**What you are asked to do**
Your copy should hold exactly the lines from the one containing "Convert this chart to matplotlib code." to the one containing "from matplotlib.transforms import", inclusive, with no pictures.

**Excerpt from a dataset**

^^^^

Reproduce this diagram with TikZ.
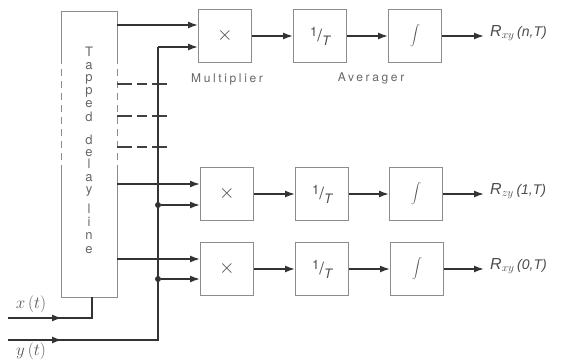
\RequirePackage{fix-cm}
\documentclass[tikz,border=0pt]{standalone}
\usepackage{fontspec}
\setmainfont{TeX Gyre Heros}
\newfontfamily\labfont[LetterSpace=22]{TeX Gyre Heros}
\newfontfamily\rfont{Liberation Sans}
\usetikzlibrary{arrows.meta}
\newcommand{\oneT}{\raisebox{5pt}{\fontsize{13}{15}\selectfont 1}{\fontsize{17}{19}\selectfont /}\raisebox{-4pt}{\fontsize{13}{15}\selectfont\itshape T}}
\begin{document}
\begin{tikzpicture}[x=1pt,y=-1pt,
  wire/.style={draw=black!80, line width=1.6pt},
  arr/.style={wire, -{Latex[length=10pt,width=7pt]}},
  blk/.style={draw=black!45, line width=0.9pt, minimum width=53pt, minimum height=53pt, inner sep=0pt, text=black!70, font=\fontsize{20}{22}\selectfont},
  edgeline/.style={draw=black!45, line width=0.9pt},
  tap/.style={draw=black!75, line width=1.6pt, dash pattern=on 15pt off 5pt on 10pt off 5pt},
  lbl/.style={text=black!60, font=\labfont\fontsize{12}{14}\selectfont, inner sep=0pt},
  dlet/.style={text=black!60, font=\fontsize{13}{15}\selectfont, inner sep=0pt, anchor=base},
  rlab/.style={text=black!70, font=\rfont\itshape\fontsize{16}{18}\selectfont, inner sep=0pt, anchor=west},
  sig/.style={text=black!65, font=\fontsize{17}{19}\selectfont, inner sep=0pt},
  dot/.style={circle, fill=black!80, inner sep=0pt, minimum size=6pt}
]
\useasboundingbox (0,0) rectangle (570,363);

% tapped delay line
\node[minimum width=55pt, minimum height=285pt, inner sep=0pt] (dl) at (89.5,154.5) {};
\coordinate (ds1) at (0,57);
\coordinate (ds2) at (0,172);
\draw[edgeline] (dl.west |- ds1) -- (dl.north west) -- (dl.north east) -- (dl.east |- ds1);
\draw[edgeline] (dl.west |- ds2) -- (dl.south west) -- (dl.south east) -- (dl.east |- ds2);
\draw[edgeline, dash pattern=on 7pt off 5pt] (dl.west |- ds1) -- (dl.west |- ds2);
\draw[edgeline, dash pattern=on 7pt off 5pt] (dl.east |- ds1) -- (dl.east |- ds2);
\foreach \ch/\yy [count=\k] in {T/57,a/70,p/82,p/95,e/108,d/122,d/145,e/157,l/169,a/182,y/194,l/214,i/227,n/240,e/254}
  \node[dlet] (let\k) at (89,\yy) {\ch};

% blocks
\node[blk] (M1) at (225,36) {$\times$};
\node[blk] (A1) at (320,36) {\oneT};
\node[blk] (I1) at (415,36) {$\displaystyle\int$};
\node[blk] (M2) at (227,194) {$\times$};
\node[blk] (A2) at (322,194) {\oneT};
\node[blk] (I2) at (416,194) {$\displaystyle\int$};
\node[blk] (M3) at (227,269) {$\times$};
\node[blk] (A3) at (322,269) {\oneT};
\node[blk] (I3) at (417,269) {$\displaystyle\int$};

\node[lbl] (mlab) at (227,79) {Multiplier};
\node[lbl] (alab) at (371,78) {Averager};

% chains
\draw[arr] (M1) -- (A1);
\draw[arr] (A1) -- (I1);
\draw[arr] (M2) -- (A2);
\draw[arr] (A2) -- (I2);
\draw[arr] (M3) -- (A3);
\draw[arr] (A3) -- (I3);
\coordinate (o1) at (484,36);
\coordinate (o2) at (484,194);
\coordinate (o3) at (484,269);
\draw[arr] (I1) -- (o1);
\draw[arr] (I2) -- (o2);
\draw[arr] (I3) -- (o3);
\node[rlab] (r1) at (490,33) {R$_{xy}$\,{\fontsize{14}{16}\selectfont(n,T)}};
\node[rlab] (r2) at (490,191) {R$_{zy}$\,{\fontsize{14}{16}\selectfont(1,T)}};
\node[rlab] (r3) at (490,266) {R$_{xy}$\,{\fontsize{14}{16}\selectfont(0,T)}};

% taps to multipliers
\draw[arr] (dl.east |- 0,25) -- (M1.west |- 0,25);
\draw[arr] (dl.east |- 0,184) -- (M2.west |- 0,184);
\draw[arr] (dl.east |- 0,259) -- (M3.west |- 0,259);
\draw[tap] (dl.east |- 0,84) -- (167,84);
\draw[tap] (dl.east |- 0,116) -- (167,116);
\draw[tap] (dl.east |- 0,147) -- (167,147);

% y(t) bus
\coordinate (yin) at (8,340);
\coordinate (ymid) at (62,340);
\coordinate (ybus) at (158,340);
\coordinate (ytop) at (158,47);
\node[dot] (j2) at (158,205) {};
\node[dot] (j3) at (158,279) {};
\draw[wire] (yin) -- (ybus) -- (ytop);
\draw[arr] (yin) -- (ymid);
\draw[arr] (ytop) -- (M1.west |- ytop);
\draw[arr] (j2) -- (M2.west |- j2);
\draw[arr] (j3) -- (M3.west |- j3);

% x(t) input
\coordinate (xin) at (8,318);
\coordinate (xmid) at (62,318);
\coordinate (xc) at (92,318);
\draw[wire] (xin) -- (xc) -- (xc |- dl.south);
\draw[arr] (xin) -- (xmid);

\node[sig] (xl) at (31,304) {$x\,(t)$};
\node[sig] (yl) at (31,351) {$y\,(t)$};
\end{tikzpicture}
\end{document}
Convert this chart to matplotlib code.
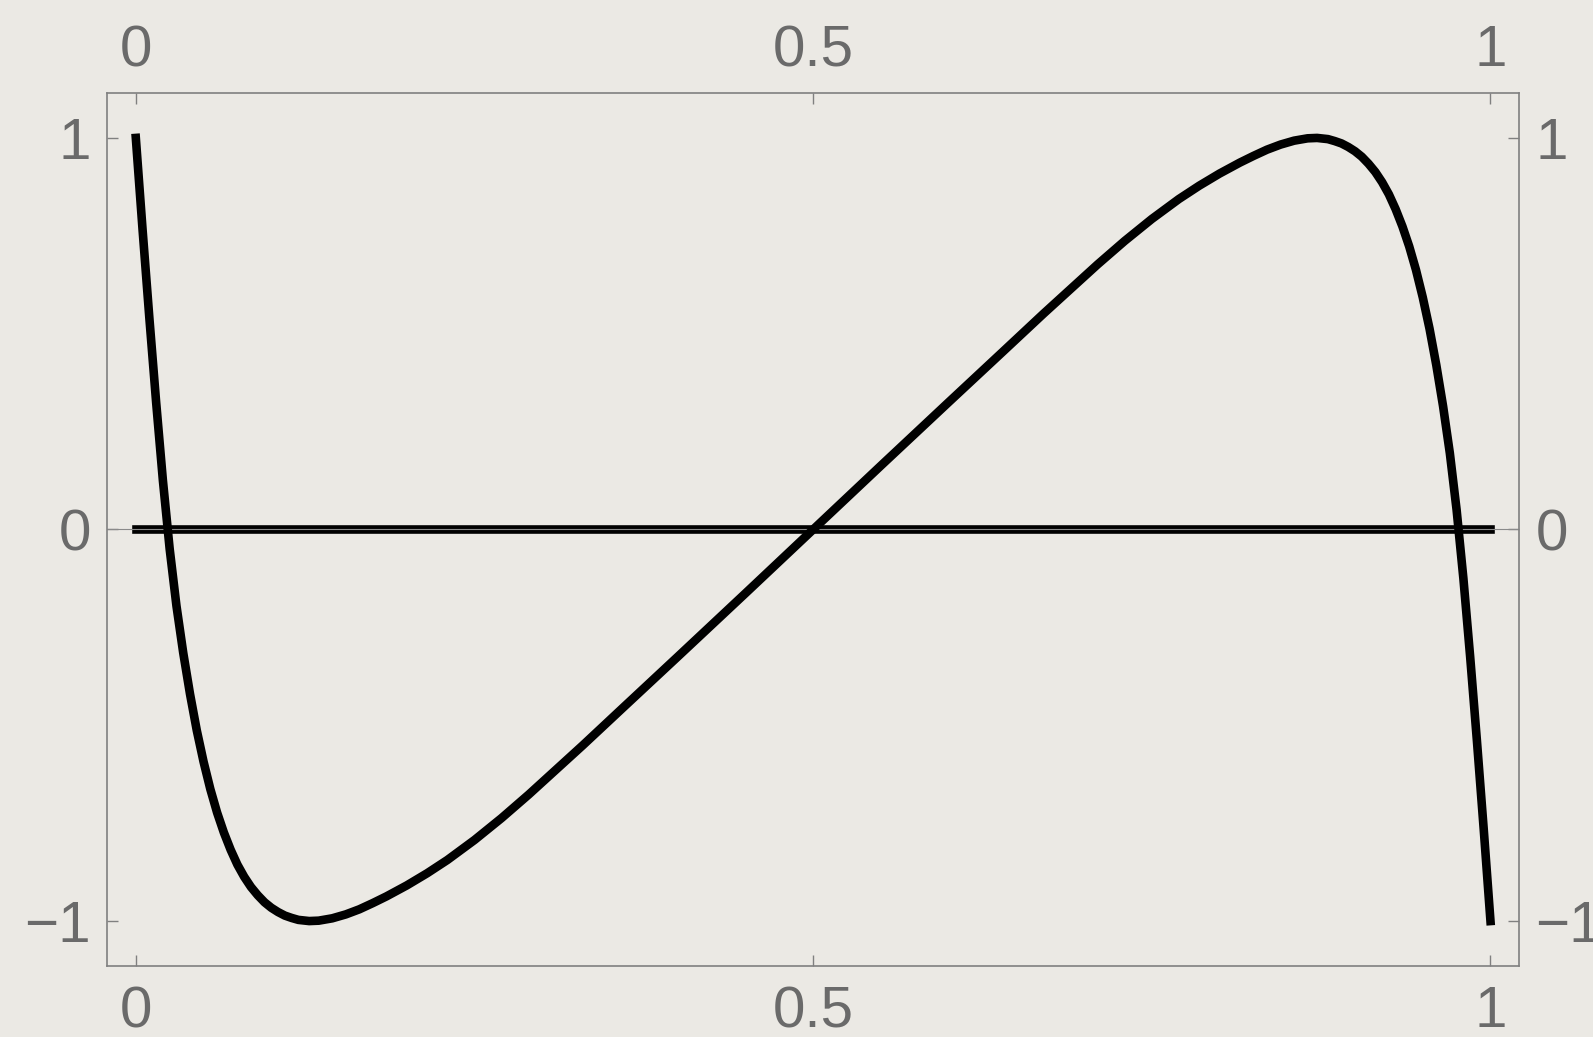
import matplotlib
matplotlib.use("Agg")
import matplotlib.pyplot as plt
from matplotlib.transforms import blended_transform_factory, offset_copy

# Curve samples (x, y)
x_vals = [0.000, 0.005, 0.010, 0.015, 0.020, 0.025, 0.030, 0.035, 0.040, 0.045,
          0.050, 0.055, 0.060, 0.065, 0.070, 0.075, 0.080, 0.085, 0.090, 0.095,
          0.100, 0.105, 0.110, 0.115, 0.120, 0.128, 0.135, 0.145, 0.155, 0.165,
          0.175, 0.185, 0.200, 0.215, 0.230, 0.250, 0.270, 0.290, 0.310, 0.330,
          0.360, 0.400, 0.450, 0.500, 0.550, 0.600, 0.640, 0.670, 0.690, 0.710,
          0.730, 0.750, 0.770, 0.785, 0.800, 0.815, 0.825, 0.835, 0.845, 0.855,
          0.865, 0.872, 0.880, 0.885, 0.890, 0.895, 0.900, 0.905, 0.910, 0.915,
          0.920, 0.925, 0.930, 0.935, 0.940, 0.945, 0.950, 0.955, 0.960, 0.965,
          0.970, 0.975, 0.980, 0.985, 0.990, 0.995, 1.000]
y_vals = [1.000, 0.765, 0.540, 0.325, 0.125, -0.050, -0.195, -0.315, -0.420, -0.513,
          -0.593, -0.663, -0.723, -0.774, -0.818, -0.856, -0.887, -0.913, -0.934, -0.952,
          -0.966, -0.977, -0.986, -0.992, -0.997, -1.000, -0.999, -0.993, -0.983, -0.970,
          -0.954, -0.937, -0.909, -0.878, -0.844, -0.793, -0.737, -0.677, -0.614, -0.551,
          -0.454, -0.325, -0.163, 0.000, 0.163, 0.325, 0.454, 0.551, 0.614, 0.677,
          0.737, 0.793, 0.844, 0.878, 0.909, 0.937, 0.954, 0.970, 0.983, 0.993,
          0.999, 1.000, 0.997, 0.992, 0.986, 0.977, 0.966, 0.952, 0.934, 0.913,
          0.887, 0.856, 0.818, 0.774, 0.723, 0.663, 0.593, 0.513, 0.420, 0.315,
          0.195, 0.050, -0.125, -0.325, -0.540, -0.765, -1.000]

# Baseline y = 0 over the same domain
base_x = [0.0, 1.0]
base_y = [0.0, 0.0]

x_ticks = [0, 0.5, 1]
x_tick_labels = ["0", "0.5", "1"]
y_ticks = [-1, 0, 1]
y_tick_labels = ["\u22121", "0", "1"]

bg = "#ebe9e4"
frame_col = "#808080"
label_col = "#6a6a6a"
label_size = 42

plt.rcParams["font.family"] = ["Liberation Sans", "DejaVu Sans"]

fig = plt.figure(figsize=(15.93, 10.37), dpi=100, facecolor=bg)
ax = fig.add_axes([0.0674, 0.06876, 0.8861, 0.84127])
ax.set_facecolor(bg)

ax.plot(base_x, base_y, color="black", lw=6.2, solid_capstyle="projecting", zorder=2)
ax.axhline(0, color="#8a8a8a", lw=0.8, zorder=2.5)
ax.plot(x_vals, y_vals, color="black", lw=6.2, solid_capstyle="projecting",
        solid_joinstyle="round", zorder=3)

ax.set_xlim(-0.021, 1.021)
ax.set_ylim(-1.114, 1.114)

for s in ax.spines.values():
    s.set_color(frame_col)
    s.set_linewidth(1.2)

ax.set_xticks(x_ticks)
ax.set_xticklabels(x_tick_labels)
ax.set_yticks(y_ticks)
ax.set_yticklabels(y_tick_labels)
ax.tick_params(axis="both", direction="in", length=8, width=1.0, color=frame_col,
               labelcolor=label_col, labelsize=label_size,
               top=True, right=True, labeltop=True, labelright=True)
ax.tick_params(axis="x", pad=11, labelbottom=False)
ax.tick_params(axis="y", pad=12)

# Bottom tick labels sit a little further from the frame than the top ones
bottom_tf = offset_copy(blended_transform_factory(ax.transData, ax.transAxes),
                        fig=fig, x=0, y=-14, units="points")
for xt, lab in zip(x_ticks, x_tick_labels):
    ax.text(xt, 0, lab, transform=bottom_tf, ha="center", va="top",
            fontsize=label_size, color=label_col, clip_on=False)

fig.savefig("out.png", dpi=100, facecolor=bg)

^^^^

**Problem solution**
Convert this chart to matplotlib code.
import matplotlib
matplotlib.use("Agg")
import matplotlib.pyplot as plt
from matplotlib.transforms import blended_transform_factory, offset_copy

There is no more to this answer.